* Short task: Could the lines from the start of the data through the line with "-48.1, -49.7, -46.2]" be set down exactly, with no pictures among them?

----------

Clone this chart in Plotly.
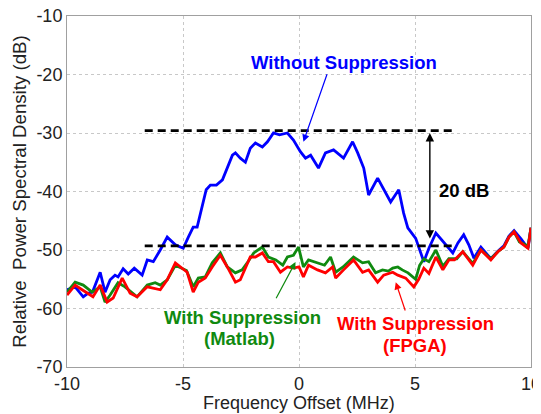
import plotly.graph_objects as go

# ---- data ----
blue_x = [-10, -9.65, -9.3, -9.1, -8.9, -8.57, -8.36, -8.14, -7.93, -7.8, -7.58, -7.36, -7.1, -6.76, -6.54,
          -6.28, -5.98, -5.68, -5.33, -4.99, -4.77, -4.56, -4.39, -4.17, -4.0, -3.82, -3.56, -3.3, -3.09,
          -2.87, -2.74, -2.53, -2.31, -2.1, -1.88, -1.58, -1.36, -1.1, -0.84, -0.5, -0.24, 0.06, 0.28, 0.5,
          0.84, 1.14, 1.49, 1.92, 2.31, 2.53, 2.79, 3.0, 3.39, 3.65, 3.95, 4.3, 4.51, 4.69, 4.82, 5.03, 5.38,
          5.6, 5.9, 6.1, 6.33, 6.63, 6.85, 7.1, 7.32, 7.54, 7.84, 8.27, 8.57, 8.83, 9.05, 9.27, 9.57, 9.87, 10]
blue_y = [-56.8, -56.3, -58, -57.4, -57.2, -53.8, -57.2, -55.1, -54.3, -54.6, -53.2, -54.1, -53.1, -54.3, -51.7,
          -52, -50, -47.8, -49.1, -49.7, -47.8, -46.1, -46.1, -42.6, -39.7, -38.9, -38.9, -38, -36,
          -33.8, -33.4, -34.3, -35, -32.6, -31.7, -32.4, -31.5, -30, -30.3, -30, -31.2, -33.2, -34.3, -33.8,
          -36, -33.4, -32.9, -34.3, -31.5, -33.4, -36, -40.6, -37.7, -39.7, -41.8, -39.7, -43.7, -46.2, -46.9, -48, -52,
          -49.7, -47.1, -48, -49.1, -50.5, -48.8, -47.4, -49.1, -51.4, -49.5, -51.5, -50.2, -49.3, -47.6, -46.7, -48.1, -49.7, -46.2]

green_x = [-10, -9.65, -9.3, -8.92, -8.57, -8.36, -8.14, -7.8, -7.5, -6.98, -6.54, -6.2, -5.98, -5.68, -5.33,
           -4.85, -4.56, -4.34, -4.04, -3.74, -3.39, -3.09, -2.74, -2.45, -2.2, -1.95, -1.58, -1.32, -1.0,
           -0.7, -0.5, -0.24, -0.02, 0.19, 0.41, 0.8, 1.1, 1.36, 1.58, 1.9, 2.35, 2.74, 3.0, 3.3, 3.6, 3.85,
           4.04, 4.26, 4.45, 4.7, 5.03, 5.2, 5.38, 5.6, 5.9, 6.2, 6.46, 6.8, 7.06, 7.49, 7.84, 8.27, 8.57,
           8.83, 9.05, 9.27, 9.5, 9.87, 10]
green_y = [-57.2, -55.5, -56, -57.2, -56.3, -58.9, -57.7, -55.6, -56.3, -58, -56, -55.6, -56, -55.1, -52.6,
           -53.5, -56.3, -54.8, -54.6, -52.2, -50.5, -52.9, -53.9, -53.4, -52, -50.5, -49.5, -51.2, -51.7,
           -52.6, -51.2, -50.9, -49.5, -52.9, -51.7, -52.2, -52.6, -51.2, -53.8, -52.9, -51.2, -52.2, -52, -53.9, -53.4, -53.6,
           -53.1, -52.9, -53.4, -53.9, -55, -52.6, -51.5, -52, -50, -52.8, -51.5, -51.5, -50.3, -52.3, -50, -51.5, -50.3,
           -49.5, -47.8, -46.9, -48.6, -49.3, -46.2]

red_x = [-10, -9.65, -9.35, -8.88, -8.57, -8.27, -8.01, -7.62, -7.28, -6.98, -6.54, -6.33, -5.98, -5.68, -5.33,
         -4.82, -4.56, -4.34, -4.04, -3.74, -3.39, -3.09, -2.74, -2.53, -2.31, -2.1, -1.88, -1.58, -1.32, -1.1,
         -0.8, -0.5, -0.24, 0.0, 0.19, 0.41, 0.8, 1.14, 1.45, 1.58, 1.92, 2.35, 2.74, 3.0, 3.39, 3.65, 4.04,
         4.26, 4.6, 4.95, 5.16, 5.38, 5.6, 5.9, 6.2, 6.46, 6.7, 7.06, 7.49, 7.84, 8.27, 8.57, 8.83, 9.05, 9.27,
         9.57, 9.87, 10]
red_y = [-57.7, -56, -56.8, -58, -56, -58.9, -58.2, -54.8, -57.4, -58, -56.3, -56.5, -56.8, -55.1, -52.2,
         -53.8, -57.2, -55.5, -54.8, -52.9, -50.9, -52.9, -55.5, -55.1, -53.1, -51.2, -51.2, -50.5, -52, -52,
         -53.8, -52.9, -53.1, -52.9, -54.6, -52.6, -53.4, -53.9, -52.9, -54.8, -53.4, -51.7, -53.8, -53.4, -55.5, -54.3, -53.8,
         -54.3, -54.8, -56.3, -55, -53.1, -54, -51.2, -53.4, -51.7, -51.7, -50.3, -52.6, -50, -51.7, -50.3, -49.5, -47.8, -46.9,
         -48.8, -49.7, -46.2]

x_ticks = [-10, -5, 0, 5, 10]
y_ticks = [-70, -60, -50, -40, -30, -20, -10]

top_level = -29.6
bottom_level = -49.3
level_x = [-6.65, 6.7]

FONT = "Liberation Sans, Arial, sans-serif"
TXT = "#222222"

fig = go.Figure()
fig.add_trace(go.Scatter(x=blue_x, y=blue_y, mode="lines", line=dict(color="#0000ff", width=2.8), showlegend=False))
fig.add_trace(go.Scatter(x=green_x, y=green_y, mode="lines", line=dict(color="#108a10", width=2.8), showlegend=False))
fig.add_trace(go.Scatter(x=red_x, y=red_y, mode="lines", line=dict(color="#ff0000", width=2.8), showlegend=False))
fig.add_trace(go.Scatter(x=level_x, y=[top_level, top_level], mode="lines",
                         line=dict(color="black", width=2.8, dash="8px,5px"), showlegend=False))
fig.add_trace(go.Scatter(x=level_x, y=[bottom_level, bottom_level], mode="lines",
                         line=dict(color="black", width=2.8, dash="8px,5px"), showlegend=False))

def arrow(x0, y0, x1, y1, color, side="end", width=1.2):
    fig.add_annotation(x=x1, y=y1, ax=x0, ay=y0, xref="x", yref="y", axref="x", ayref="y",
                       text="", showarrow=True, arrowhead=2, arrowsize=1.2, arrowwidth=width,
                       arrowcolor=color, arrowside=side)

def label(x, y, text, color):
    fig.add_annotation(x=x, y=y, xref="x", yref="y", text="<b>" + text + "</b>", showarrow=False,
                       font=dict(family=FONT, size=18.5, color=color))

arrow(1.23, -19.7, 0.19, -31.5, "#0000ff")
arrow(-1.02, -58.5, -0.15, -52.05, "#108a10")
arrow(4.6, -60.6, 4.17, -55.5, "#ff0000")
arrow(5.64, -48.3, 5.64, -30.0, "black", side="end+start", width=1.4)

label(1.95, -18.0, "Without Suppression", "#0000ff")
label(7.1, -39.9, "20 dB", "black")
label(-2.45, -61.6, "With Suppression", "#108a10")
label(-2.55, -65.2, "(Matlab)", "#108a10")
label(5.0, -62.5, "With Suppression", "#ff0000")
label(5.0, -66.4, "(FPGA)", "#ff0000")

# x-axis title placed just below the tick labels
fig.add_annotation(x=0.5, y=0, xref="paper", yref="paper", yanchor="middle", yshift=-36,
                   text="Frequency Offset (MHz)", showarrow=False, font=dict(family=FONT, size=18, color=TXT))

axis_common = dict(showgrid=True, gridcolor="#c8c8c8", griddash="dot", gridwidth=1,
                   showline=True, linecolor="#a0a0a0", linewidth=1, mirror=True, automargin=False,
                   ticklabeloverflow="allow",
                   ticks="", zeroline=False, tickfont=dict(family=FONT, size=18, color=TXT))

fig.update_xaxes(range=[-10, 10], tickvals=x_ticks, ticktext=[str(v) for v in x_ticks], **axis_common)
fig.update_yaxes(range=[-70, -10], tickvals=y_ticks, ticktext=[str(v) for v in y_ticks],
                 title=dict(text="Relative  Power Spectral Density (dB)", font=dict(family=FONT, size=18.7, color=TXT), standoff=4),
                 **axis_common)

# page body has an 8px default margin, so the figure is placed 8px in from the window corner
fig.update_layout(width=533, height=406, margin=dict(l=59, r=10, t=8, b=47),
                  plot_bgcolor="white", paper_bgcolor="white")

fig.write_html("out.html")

----------

* Result of this task:
Clone this chart in Plotly.
import plotly.graph_objects as go

# ---- data ----
blue_x = [-10, -9.65, -9.3, -9.1, -8.9, -8.57, -8.36, -8.14, -7.93, -7.8, -7.58, -7.36, -7.1, -6.76, -6.54,
          -6.28, -5.98, -5.68, -5.33, -4.99, -4.77, -4.56, -4.39, -4.17, -4.0, -3.82, -3.56, -3.3, -3.09,
          -2.87, -2.74, -2.53, -2.31, -2.1, -1.88, -1.58, -1.36, -1.1, -0.84, -0.5, -0.24, 0.06, 0.28, 0.5,
          0.84, 1.14, 1.49, 1.92, 2.31, 2.53, 2.79, 3.0, 3.39, 3.65, 3.95, 4.3, 4.51, 4.69, 4.82, 5.03, 5.38,
          5.6, 5.9, 6.1, 6.33, 6.63, 6.85, 7.1, 7.32, 7.54, 7.84, 8.27, 8.57, 8.83, 9.05, 9.27, 9.57, 9.87, 10]
blue_y = [-56.8, -56.3, -58, -57.4, -57.2, -53.8, -57.2, -55.1, -54.3, -54.6, -53.2, -54.1, -53.1, -54.3, -51.7,
          -52, -50, -47.8, -49.1, -49.7, -47.8, -46.1, -46.1, -42.6, -39.7, -38.9, -38.9, -38, -36,
          -33.8, -33.4, -34.3, -35, -32.6, -31.7, -32.4, -31.5, -30, -30.3, -30, -31.2, -33.2, -34.3, -33.8,
          -36, -33.4, -32.9, -34.3, -31.5, -33.4, -36, -40.6, -37.7, -39.7, -41.8, -39.7, -43.7, -46.2, -46.9, -48, -52,
          -49.7, -47.1, -48, -49.1, -50.5, -48.8, -47.4, -49.1, -51.4, -49.5, -51.5, -50.2, -49.3, -47.6, -46.7, -48.1, -49.7, -46.2]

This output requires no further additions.